Few days ago Apple announced the release of version 5.01 of their web browser, Safari. New in version 5.01 is support for extensions – 3rd party applications that add functionality to the software. Mozilla’s Firefox was the first browser to support extensions, with Google’s Chrome browser being the second major browser to support extensions.
The announcement comes in context of quite a few recent changes to Apple’s Safari browser. The 5.x versions of Safari support HTML 5.0 (still a working draft from the W3C). Most notable is the support for the video tag, meaning that videos can be streamed without using an application (usually Adobe Flash).
As of June 2010, the W3C reports that Safari has 3.6% browser market share – putting it behind Internet Explorer, Firefox, and Chrome, and just a little ahead of Opera. Despite its small market share, Safari is a very good browser. Usually a little late to adopt new technologies, recently it has been catching up and is really one of the most modern browsers in terms of support for web standards.

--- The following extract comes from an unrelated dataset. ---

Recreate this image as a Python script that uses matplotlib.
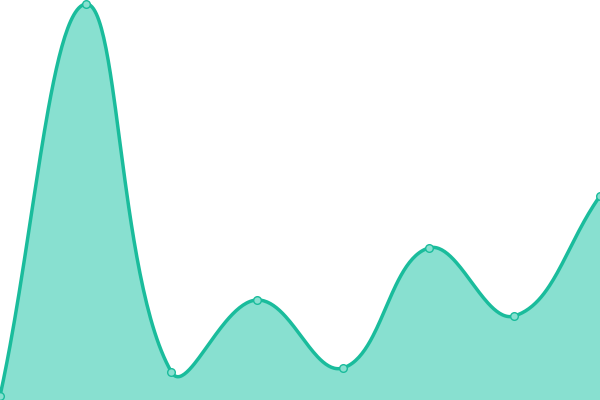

Support for extensions is the last big thing that safari really needed to be comparable to any of the bigger browsers. Safari has all of the major features, and the ability to add extensions should allow developers to add functionality that it may be missing.
Though its market share is low, Safari is a good, modern browser, and the ability to add extensions makes it all the more worth considering.
Whether or not this new functionality will impact its market share remains to be seen.